■ RECORDED DATA ■

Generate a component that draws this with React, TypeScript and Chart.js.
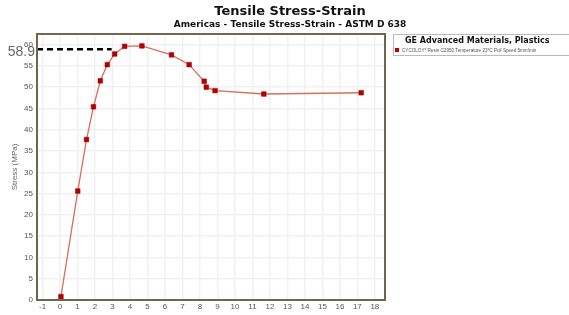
import React, { useEffect, useRef } from "react";
import { Chart, registerables } from "chart.js";

Chart.register(...registerables);

const strainValues = [0.05, 1.01, 1.51, 1.91, 2.3, 2.7, 3.12, 3.69, 4.68, 6.37, 7.38, 8.24, 8.36, 8.86, 11.65, 17.22];
const stressValues = [0.8, 25.6, 37.7, 45.4, 51.5, 55.3, 57.8, 59.6, 59.7, 57.6, 55.3, 51.4, 50.0, 49.2, 48.4, 48.7];
const markerStrain = [-1.32, 2.95];
const markerStress = [58.9, 58.9];
const markerLabel = "58.9";
const chartTitle = "Tensile Stress-Strain";
const chartSubtitle = "Americas - Tensile Stress-Strain - ASTM D 638";
const legendTitle = "GE Advanced Materials, Plastics";
const seriesLabel = "CYCOLOY* Resin C2950 Temperature 23°C Pull Speed 5mm/min";
const yAxisTitle = "Stress (MPa)";

const textPlugin = {
  id: "textPlugin",
  afterDraw(chart: any) {
    const ctx = chart.ctx;
    const area = chart.chartArea;
    const yScale = chart.scales.y;
    ctx.save();
    // frame
    ctx.strokeStyle = "#6f6650";
    ctx.lineWidth = 2;
    ctx.strokeRect(area.left, area.top, area.right - area.left, area.bottom - area.top);
    // titles
    ctx.fillStyle = "#111";
    ctx.textAlign = "center";
    ctx.textBaseline = "middle";
    ctx.font = "bold 13px 'DejaVu Sans'";
    ctx.fillText(chartTitle, 290, 12);
    ctx.font = "bold 9px 'DejaVu Sans'";
    ctx.fillText(chartSubtitle, 290, 25);
    // marker label
    ctx.font = "14px 'Liberation Sans'";
    ctx.fillStyle = "#666";
    ctx.textAlign = "right";
    ctx.fillText(markerLabel, 35, yScale.getPixelForValue(markerStress[0]) + 3);
    // legend box
    const lx = 393, ly = 34, lw = 190, lh = 21;
    ctx.fillStyle = "#fff";
    ctx.fillRect(lx, ly, lw, lh);
    ctx.strokeStyle = "#bbb";
    ctx.lineWidth = 1;
    ctx.strokeRect(lx + 0.5, ly + 0.5, lw, lh);
    ctx.fillStyle = "#111";
    ctx.textAlign = "left";
    ctx.font = "bold 8px 'DejaVu Sans'";
    ctx.fillText(legendTitle, 405, 41);
    ctx.fillStyle = "#c00000";
    ctx.fillRect(395, 48, 4, 4);
    ctx.fillStyle = "#555";
    ctx.font = "4.6px 'Liberation Sans'";
    ctx.fillText(seriesLabel, 402, 50.5);
    ctx.restore();
  },
};

export default function App() {
  const canvasRef = useRef<HTMLCanvasElement | null>(null);

  useEffect(() => {
    const canvas = canvasRef.current;
    if (!canvas) return;
    const chart = new Chart(canvas, {
      type: "line",
      data: {
        datasets: [
          {
            label: seriesLabel,
            data: strainValues.map((x, i) => ({ x, y: stressValues[i] })),
            borderColor: "#d5705a",
            borderWidth: 1.3,
            pointStyle: "rect",
            pointRadius: 3.3,
            pointBackgroundColor: "#b30000",
            pointBorderColor: "#a00000",
            pointBorderWidth: 0.5,
            tension: 0,
          },
          {
            label: "marker",
            data: markerStrain.map((x, i) => ({ x, y: markerStress[i] })),
            borderColor: "#000",
            borderWidth: 2.5,
            borderDash: [6, 4],
            pointRadius: 0,
            clip: false as any,
          },
        ],
      },
      options: {
        responsive: false,
        animation: false,
        devicePixelRatio: 1,
        layout: { padding: { top: 34, right: 184, left: 0, bottom: 0 } },
        plugins: {
          legend: { display: false },
          title: { display: false },
          tooltip: { enabled: false },
        },
        scales: {
          x: {
            type: "linear",
            min: -1.32,
            max: 18.58,
            afterFit: (s: any) => {
              s.height = 15;
            },
            ticks: {
              stepSize: 1,
              includeBounds: false,
              padding: 2,
              color: "#555",
              font: { family: "'Liberation Sans'", size: 8 },
              maxRotation: 0,
              autoSkip: false,
            },
            grid: { color: "#f1f1f1", lineWidth: 1.5, drawTicks: false },
            border: { display: false },
          },
          y: {
            type: "linear",
            min: 0,
            max: 62.5,
            afterFit: (s: any) => {
              s.width = 37;
            },
            ticks: {
              stepSize: 5,
              includeBounds: false,
              padding: 4,
              color: "#555",
              font: { family: "'Liberation Sans'", size: 8 },
            },
            grid: { color: "#f1f1f1", lineWidth: 1.5, drawTicks: false },
            border: { display: false },
            title: {
              display: true,
              text: yAxisTitle,
              color: "#666",
              font: { family: "'Liberation Sans'", size: 8 },
              padding: { top: 10, bottom: 0 },
            },
          },
        },
      },
      plugins: [textPlugin],
    });
    return () => chart.destroy();
  }, []);

  return (
    <div style={{ position: "absolute", left: 0, top: 0, width: 569, height: 315, background: "#fff" }}>
      <canvas ref={canvasRef} width={569} height={315} />
    </div>
  );
}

■ GIVEN TASK ■
Every line of the listing that holds "React" is to be counted; give only the resulting number.

■ TASK ANSWER ■
2